Scope of Impact: Industry-wide

CVE Identifier: CVE-2018-3615, CVE-2018-3620, CVE-2018-3646

Summary Description:

Intel has made Lenovo aware of vulnerabilities collectively named “L1 Terminal Fault” affecting certain Intel processors. Lenovo has already released new BIOSes addressing these vulnerabilities under LEN-22133, because Intel included fixes for L1 Terminal Fault in a cumulative microcode update at that time. This advisory is to disclose the L1 Terminal Fault vulnerabilities and recommend additional actions you should take to protect yourself.

Mitigation Strategy for Customers (what you should do to protect yourself):

There are three vulnerability variants, each attacking a different sub-component of the processor architecture:

CVE-2018-3615 affects SGX enclaves

  • Update BIOS per LEN-22133
  • Update OS
  • See Intel’s advisory and references for additional guidance on TCB reset and SGX application attestation

CVE-2018-3620 affects OS and SMM (System Management Mode)

CVE-2018-3646 affects VMMs (Virtual Machine Managers)

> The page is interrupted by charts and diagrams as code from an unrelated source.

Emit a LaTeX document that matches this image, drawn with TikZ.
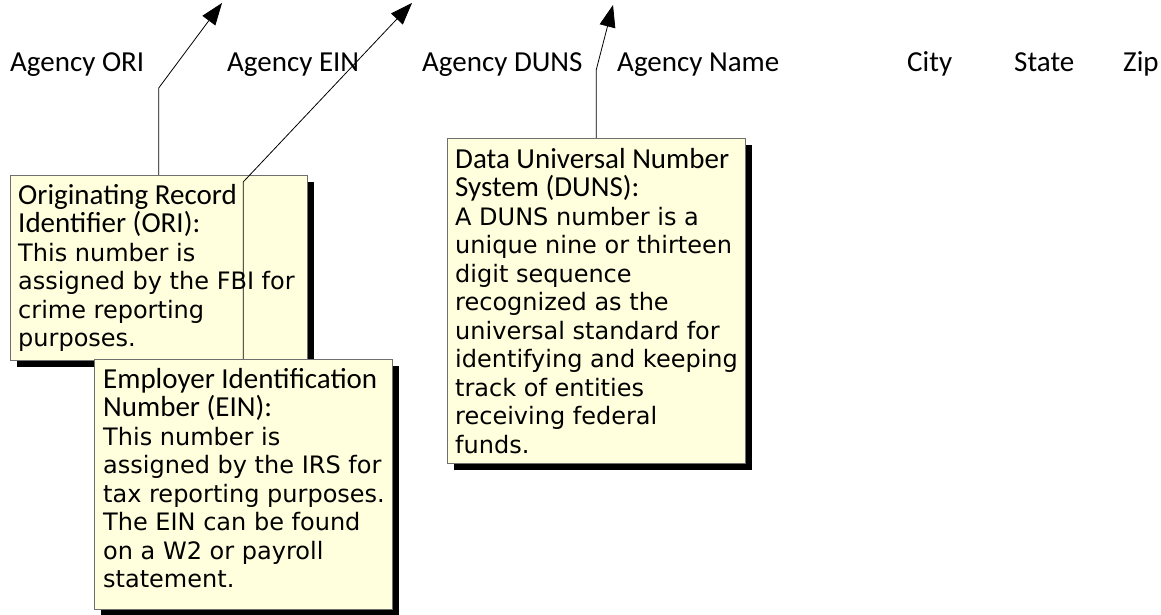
\documentclass[tikz,border=0pt]{standalone}
\usepackage{fontspec}
\usepackage{xcolor}
\usetikzlibrary{positioning,shadows,arrows.meta}
\setmainfont{Carlito}
\newfontfamily\notefont{DejaVu Sans}
\definecolor{notefill}{HTML}{FFFFDD}
\definecolor{noteline}{HTML}{6F6F6F}
\newcommand\ttl[1]{{\rmfamily\fontsize{29}{30}\selectfont #1}}

\begin{document}
\begin{tikzpicture}[x=1pt,y=1pt,
	field/.style={anchor=base west,inner sep=0pt,font=\fontsize{29}{34}\selectfont},
	note/.style={draw=noteline,fill=notefill,anchor=north west,inner sep=0pt,
		drop shadow={shadow xshift=7pt,shadow yshift=-7pt,fill=black,opacity=1}},
	notetext/.style={inner sep=0pt,align=left,font=\notefont\fontsize{24}{28.5}\selectfont},
	pointer/.style={-{Triangle[length=22pt,width=16pt]},line width=0.8pt}]
			\useasboundingbox (0,0) rectangle (1161,615);
			\node[field] (ori-f) at (10,543) {Agency ORI};
			\node[field] (ein-f) at (227,543) {Agency EIN};
			\node[field] (duns-f) at (422,543) {Agency DUNS};
			\node[field] (name-f) at (617,543) {Agency Name};
			\node[field] (city-f) at (907,543) {City};
			\node[field] (state-f) at (1014,543) {State};
			\node[field] (zip-f) at (1123,543) {Zip};
			\node[note,minimum width=297pt,minimum height=185pt] (ori) at (10,440) {};
			\node[notetext,below right=9pt and 8pt of ori.north west] (ori-t) {\ttl{Originating Record}\\\ttl{Identifier (ORI):}\\This number is\\assigned by the FBI for\\crime reporting\\purposes.};
			\node[note,minimum width=298pt,minimum height=250pt] (ein) at (94,256) {};
			\node[notetext,below right=9pt and 9pt of ein.north west] (ein-t) {\ttl{Employer Identification}\\\ttl{Number (EIN):}\\This number is\\assigned by the IRS for\\tax reporting purposes.\\The EIN can be found\\on a W2 or payroll\\statement.};
			\node[note,minimum width=298pt,minimum height=325pt] (duns) at (447,477) {};
			\node[notetext,below right=10pt and 8pt of duns.north west] (duns-t) {\ttl{Data Universal Number}\\\ttl{System (DUNS):}\\A DUNS number is a\\unique nine or thirteen\\digit sequence\\recognized as the\\universal standard for\\identifying and keeping\\track of entities\\receiving federal\\funds.};
			\coordinate (ori-tip) at (222,612);
			\coordinate (ein-tip) at (412,612);
			\coordinate (duns-tip) at (613,610);
			\draw[pointer] (ori.north) -- ++(0,87) -- (ori-tip);
			\draw[pointer] (ein.north) -- ++(0,177) -- (ein-tip);
			\draw[pointer] (duns.north) -- ++(0,68) -- (duns-tip);
		\end{tikzpicture}
\end{document}
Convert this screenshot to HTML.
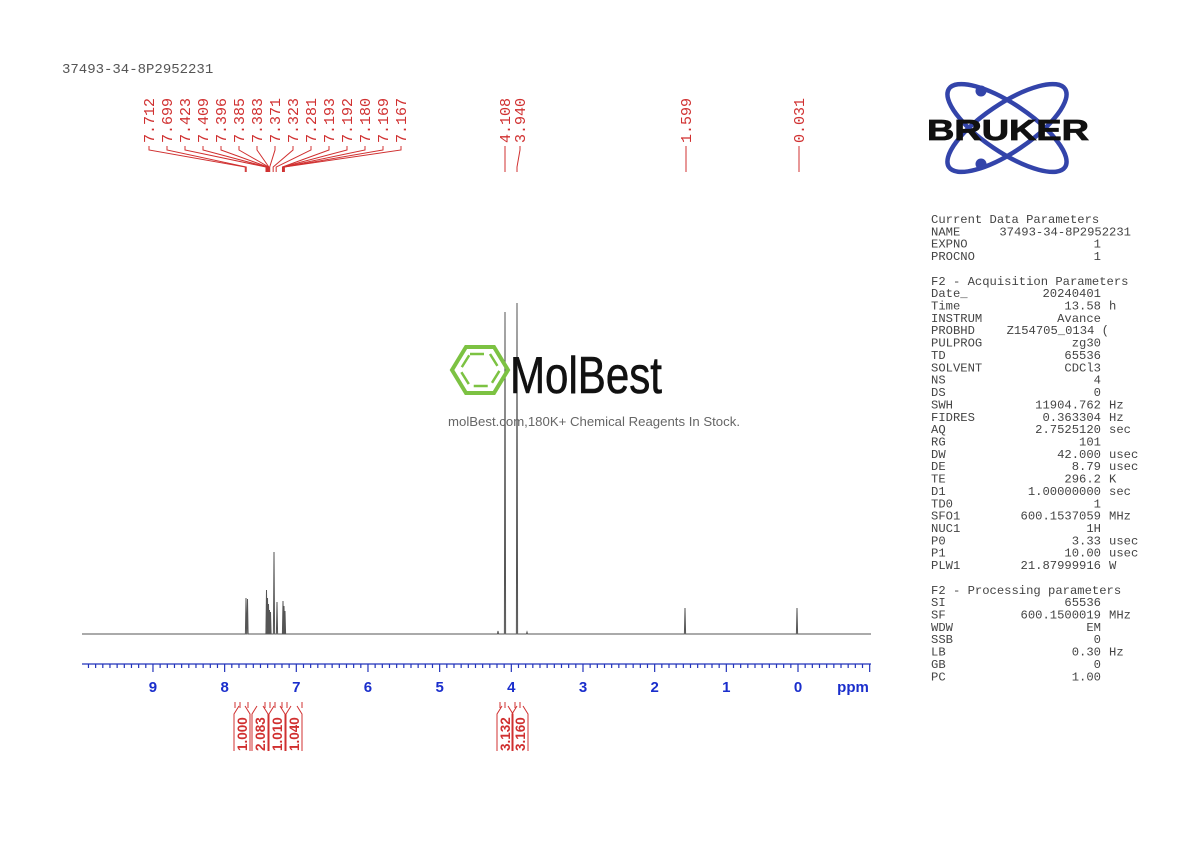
<!DOCTYPE html>
<html><head><meta charset="utf-8"><style>
html,body{margin:0;padding:0;background:#fff;}
svg{display:block;}
.m{font-family:"Liberation Mono",monospace;}
</style></head><body>
<svg id="s" width="1190" height="842" xmlns="http://www.w3.org/2000/svg">
<rect width="1190" height="842" fill="#fff"/>
<text x="62" y="73" class="m" font-size="14" fill="#555">37493-34-8P2952231</text>
<g id="peaklabels" fill="#d03030" class="m" font-size="15"></g>
<g id="ticks" stroke="#d03030" stroke-width="1" fill="none"></g>
<path id="spec" fill="none" stroke="#555" stroke-width="1"/>
<g id="axis" stroke="#2233bb" stroke-width="1.2"></g>
<g id="axl" fill="#1a2ecc" font-family="Liberation Sans,sans-serif" font-weight="bold" font-size="15" text-anchor="middle"></g>
<text x="853" y="692" fill="#1a2ecc" font-family="Liberation Sans,sans-serif" font-weight="bold" font-size="15" text-anchor="middle">ppm</text>
<g id="integ" fill="#d03030" font-family="Liberation Sans,sans-serif" font-weight="bold" font-size="13.5"></g>
<g id="integl" stroke="#d03030" fill="none" stroke-width="1"></g>
<!-- Bruker logo -->
<g>
<ellipse cx="1007" cy="128" rx="70" ry="24" fill="none" stroke="#3344aa" stroke-width="4.5" transform="rotate(34 1007 128)"/>
<ellipse cx="1007" cy="128" rx="70" ry="24" fill="none" stroke="#3344aa" stroke-width="4.5" transform="rotate(-34 1007 128)"/>
<circle cx="981" cy="91" r="5.5" fill="#3344aa"/>
<circle cx="981" cy="164" r="5.5" fill="#3344aa"/>
<text x="1008" y="140" text-anchor="middle" font-family="Liberation Sans,sans-serif" font-weight="bold" font-size="29" fill="#111" stroke="#111" stroke-width="0.8" textLength="162" lengthAdjust="spacingAndGlyphs">BRUKER</text>
</g>
<!-- MolBest -->
<g>
<polygon points="466,347 494,347 508,370 494,393 466,393 452,370" fill="none" stroke="#7cc242" stroke-width="4"/>
<polygon points="470,354 490,354 500,370 490,386 470,386 460,370" fill="none" stroke="#7cc242" stroke-width="2.5" stroke-dasharray="14 6"/>
<text x="510" y="393" font-family="Liberation Sans,sans-serif" font-size="52" fill="#111" stroke="#111" stroke-width="0.6" textLength="152" lengthAdjust="spacingAndGlyphs">MolBest</text>
<text x="448" y="426" font-family="Liberation Sans,sans-serif" font-size="13" fill="#666" textLength="292" lengthAdjust="spacingAndGlyphs">molBest.com,180K+ Chemical Reagents In Stock.</text>
</g>
<g id="params" class="m" font-size="12.2" fill="#444"></g>
</svg>
<script>
const NS="http://www.w3.org/2000/svg";
function el(p,t,a,txt){const e=document.createElementNS(NS,t);for(const k in a)e.setAttribute(k,a[k]);if(txt!==undefined)e.textContent=txt;document.getElementById(p).appendChild(e);return e;}
const X=p=>798-71.67*p, BASE=634;
// spectrum as sticks: [x, topY]
const sticks=[[246,598],[247.5,599],[266.5,590],[267.5,598],[268.5,604],[269.5,610],[270.5,612],[274,552],[277,602],[283,601],[284,606],[285,611],[498,631],[505,312],[517,303],[527,632],[685,608],[797,608]].sort((a,b)=>a[0]-b[0]);
let d="M82,"+BASE;
for(const [x,t] of sticks){d+=`L${x-0.6},${BASE}L${x},${t}L${x+0.6},${BASE}`;}
d+="L871,"+BASE;
document.getElementById("spec").setAttribute("d",d);
// axis
el("axis","line",{x1:82,y1:664,x2:871,y2:664});
for(let i=-10;i<=99;i++){const p=i/10;const x=X(p);if(x<82-0.5||x>871.5)continue;const maj=i%10==0;el("axis","line",{x1:x,y1:664,x2:x,y2:maj?672:668});if(maj&&i>=0)el("axl","text",{x:x,y:692},String(p));}
// peak labels
const labs=["7.712","7.699","7.423","7.409","7.396","7.385","7.383","7.371","7.323","7.281","7.193","7.192","7.180","7.169","7.167"];
labs.forEach((l,i)=>{const x=149+i*18;el("peaklabels","text",{x:0,y:0,transform:`translate(${x+5},143) rotate(-90)`},l);
 const tx=X(parseFloat(l));el("ticks","path",{d:`M${x},146V150L${tx},167V172`});});
[["4.108",505,505],["3.940",520,517],["1.599",686,686],["0.031",799,799]].forEach(([l,x,tx])=>{el("peaklabels","text",{x:0,y:0,transform:`translate(${x+5},143) rotate(-90)`},l);el("ticks","path",{d:`M${x},146V150L${tx},167V172`});});
// integrals
[["1.000",242],["2.083",260],["1.010",277],["1.040",294],["3.132",505],["3.160",520]].forEach(([l,x])=>{el("integ","text",{x:0,y:0,transform:`translate(${x+5},751) rotate(-90)`},l);el("integl","path",{d:`M${x-8},751V714L${x-3},706M${x+8},751V714L${x+3},706`});});
[235,240,248,265,270,275,282,287,302,500,505,515,520].forEach(x=>el("integl","line",{x1:x,y1:702,x2:x,y2:708}));
// params
const L=[["Current Data Parameters"],["NAME","37493-34-8P2952231","",1131],["EXPNO","1"],["PROCNO","1"],null,
["F2 - Acquisition Parameters"],["Date_","20240401"],["Time","13.58","h"],["INSTRUM","Avance"],["PROBHD","Z154705_0134 (","",1109],["PULPROG","zg30"],["TD","65536"],["SOLVENT","CDCl3"],["NS","4"],["DS","0"],["SWH","11904.762","Hz"],["FIDRES","0.363304","Hz"],["AQ","2.7525120","sec"],["RG","101"],["DW","42.000","usec"],["DE","8.79","usec"],["TE","296.2","K"],["D1","1.00000000","sec"],["TD0","1"],["SFO1","600.1537059","MHz"],["NUC1","1H"],["P0","3.33","usec"],["P1","10.00","usec"],["PLW1","21.87999916","W"],null,
["F2 - Processing parameters"],["SI","65536"],["SF","600.1500019","MHz"],["WDW","EM"],["SSB","0"],["LB","0.30","Hz"],["GB","0"],["PC","1.00"]];
let y=223;
L.forEach(r=>{if(r){el("params","text",{x:931,y:y},r[0]);if(r[1]!==undefined){el("params","text",{x:r[3]||1101,y:y,"text-anchor":"end"},r[1]);if(r[2])el("params","text",{x:1109,y:y},r[2]);}}y+=12.36;});
</script>
</body></html>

  • Update BIOS per LEN-22133
  • Update host OS (if applicable)
  • Update VMM
  • Update guest OSes (where possible)
  • For customers using Windows Server 2016+ or VMware ESXi/vSphere/bare-metal hypervisor, enable VMM scheduler enhancements and keep hyperthreading enabled.
  • For all others, Intel suggests keeping hyperthreading enabled where you are confident all guest VMs that can end up sharing a processor core have OS mitigations applied. However, if unmitigated VMs are present, you should consider disabling hyperthreading to prevent VM-to-VM attacks. This is most likely in multi-tenant IaaS public and private cloud server environments where the VMM has not been updated to provide alternate means of isolation.